This article was initially published on the Advocacy Accelerator website. It is republished here with permission.
People power has ancient roots, but its application has globalized in the past century. Ordinary people have coalesced their power to overthrow dictators, chase off foreign occupations, and rectify all kinds of injustices. According to a study of 323 violent and nonviolent movements carried out between 1900 and 2006, nonviolent people power proved twice as successful as armed uprising.
But dictators and CEOs have studied civil resistance well. Dictators have supplemented their iron fists with soft tactics of co-optation, sponsorship, and bribery. They have exerted fierce repression on dissidents while being awarded aid and partnership for their advances in human rights and development. CEOs are playing chess a whole lot better than us. They discard what hasn’t proved helpful in entrenching their power and wealth, and they find what works better. Corporate boards develop decades-long strategic plans that are malleable enough to innovate along the way.
As state and private sector power becomes increasingly consolidated, we who resist such authoritarianism must harness new strategies too. In activist culture, a type of political purism often prevents us from adapting corporate strategies. Civil society professionals learn a kind of bureaucratic campaigning naïve to power and have trouble breaking out of their silos to embrace methods more effective for the 21st century.

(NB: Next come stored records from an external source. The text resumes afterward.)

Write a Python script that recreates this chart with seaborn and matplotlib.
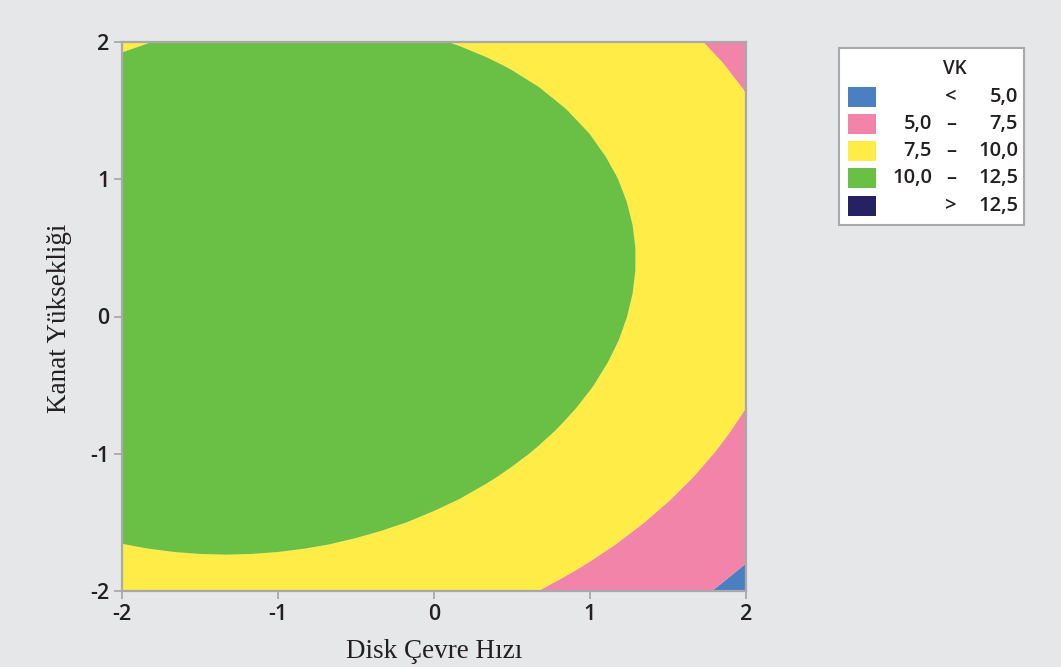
import numpy as np
import matplotlib
matplotlib.use("Agg")
import matplotlib.pyplot as plt
from matplotlib.patches import Rectangle
import seaborn as sns

# Fitted quadratic response surface for VK
# VK = b0 + b1*x + b2*y + b11*x^2 + b22*y^2 + b12*x*y
term_names = ["const", "x", "y", "x2", "y2", "xy"]
coefficients = [11.86, -0.964, 0.396, -0.433, -0.645, 0.111]

x_range = [-2, 2]
y_range = [-2, 2]
tick_values = [-2, -1, 0, 1, 2]
tick_labels = ["-2", "-1", "0", "1", "2"]

level_bounds = [5.0, 7.5, 10.0, 12.5]
band_colors = ["#4A7FC2", "#F384A9", "#FFEC47", "#6ABF45", "#252163"]
legend_left = ["", "5,0", "7,5", "10,0", ""]
legend_mid = ["<", "–", "–", "–", ">"]
legend_right = ["5,0", "7,5", "10,0", "12,5", "12,5"]

x_label = "Disk Çevre Hızı"
y_label = "Kanat Yüksekliği"
legend_title = "VK"

sns.set_theme(style="white")
plt.rcParams["font.family"] = ["Open Sans", "DejaVu Sans"]

BG = "#E6E7E9"
TXT = "#231F20"
SPINE = "#A7A9AC"

fig = plt.figure(figsize=(10.61, 6.67), dpi=100, facecolor=BG)
W, H = 1061, 667
ax = fig.add_axes([122 / W, 1 - 591 / H, (746 - 122) / W, (591 - 42) / H])
ax.set_facecolor(BG)

gx = np.linspace(x_range[0], x_range[1], 25)
gy = np.linspace(y_range[0], y_range[1], 25)
X, Y = np.meshgrid(gx, gy)
b0, b1, b2, b11, b22, b12 = coefficients
Z = b0 + b1 * X + b2 * Y + b11 * X ** 2 + b22 * Y ** 2 + b12 * X * Y

levels = [min(Z.min(), level_bounds[0]) - 1] + level_bounds + [max(Z.max(), level_bounds[-1]) + 1]
ax.contourf(X, Y, Z, levels=levels, colors=band_colors, antialiased=True)

ax.set_xlim(x_range)
ax.set_ylim(y_range)
ax.set_xticks(tick_values)
ax.set_xticklabels(tick_labels)
ax.set_yticks(tick_values)
ax.set_yticklabels(tick_labels)
ax.tick_params(axis="both", direction="out", length=6, width=1.3, color=SPINE,
               labelsize=15.5, labelcolor=TXT, pad=3, bottom=True, left=True)
for lab in ax.get_xticklabels() + ax.get_yticklabels():
    lab.set_fontweight("semibold")
for s in ax.spines.values():
    s.set_visible(True)
    s.set_color(SPINE)
    s.set_linewidth(1.6)

serif = ["Liberation Serif", "DejaVu Serif"]
fig.text(434 / W, 1 - 652 / H, x_label, ha="center", va="center",
         fontsize=19.5, family=serif, color=TXT)
fig.text(60 / W, 1 - 318 / H, y_label, ha="center", va="center", rotation=90,
         fontsize=19.5, family=serif, color=TXT)

# Legend panel
box = Rectangle((839 / W, 1 - 225 / H), (1024 - 839) / W, (225 - 48) / H,
                transform=fig.transFigure, facecolor="white", edgecolor=SPINE, lw=1.5)
fig.add_artist(box)
fig.text(955 / W, 1 - 69 / H, legend_title, ha="center", va="center",
         fontsize=13.5, fontweight="semibold", color=TXT)
row_y = [97, 124, 151, 178, 206]
for i, c in enumerate(band_colors):
    yc = row_y[i]
    fig.add_artist(Rectangle((848 / W, 1 - (yc + 10) / H), 28 / W, 20 / H,
                             transform=fig.transFigure, facecolor=c, edgecolor="none"))
    if legend_left[i]:
        fig.text(932 / W, 1 - yc / H, legend_left[i], ha="right", va="center",
                 fontsize=14.5, fontweight="semibold", color=TXT)
    fig.text(951 / W, 1 - yc / H, legend_mid[i], ha="center", va="center",
             fontsize=14.5, fontweight="semibold", color=TXT)
    fig.text(1018 / W, 1 - yc / H, legend_right[i], ha="right", va="center",
             fontsize=14.5, fontweight="semibold", color=TXT)

fig.savefig("out.png", dpi=100, facecolor=BG)
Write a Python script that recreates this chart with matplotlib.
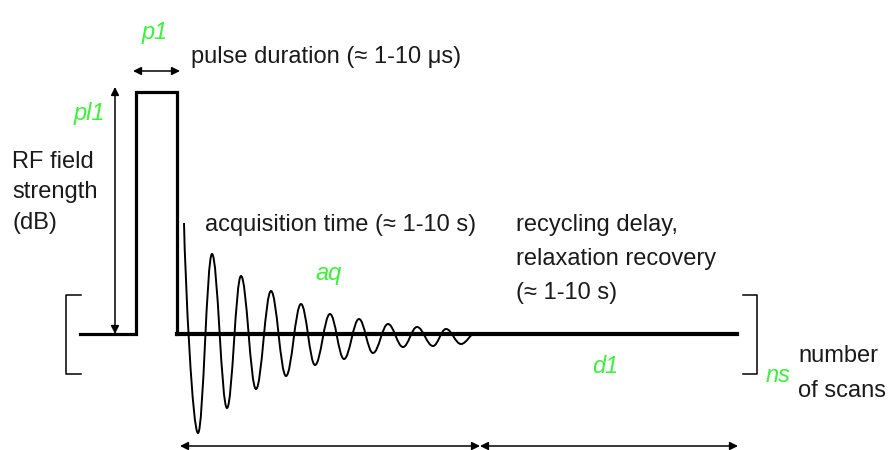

Enter systems design thinking. Mobilisation Lab and Nairobi-based Advocacy Accelerator recently convened a workshop on how we might use this Zuckerberg-generation strategizing to make an impact. During five days learning about how this approach might impact Solidarity Uganda’s work for social and political change, I reflected deeply on how rapid prototyping around human psychology might help us mobilize key constituencies more effectively.
Systems design thinking assumes that there is no one path toward victory, that there can always be a better path than the one you are on, and that one finds these better paths by blazing a trail — by doing something often out of the ordinary and gauging impact along the way.
For anyone like me who has sat among activists who want to plan a march or petition because they have no more strategic ideas — or among campaigning professionals spending large budgets on T-shirts, press conferences, and banners because it’s what they’ve always done — systems design thinking is one process (among others) that can replace these ineffective patterns with solutions that might actually bring you closer to victory. If the likes of Steve Jobs, Elon Musk, and Jeff Bezos are disrupting the system for the ends of more personal wealth, why shouldn’t we millennials apply the same strategic dexterity to create more just societies? Tech entrepreneurs shouldn’t hold a monopoly on the knowledge of systems design thinking any more than generals should hold on monopoly on the wisdom of Sun Tzu’s The Art of War.
People power needs to become more strategic, and it needs to do so urgently, given the crises upon us now. No two groups will use systems design thinking in quite the same way, but its framework can be appropriated for the ends of your own campaign. Mobilisation Lab’s manual is a wonderful place to start.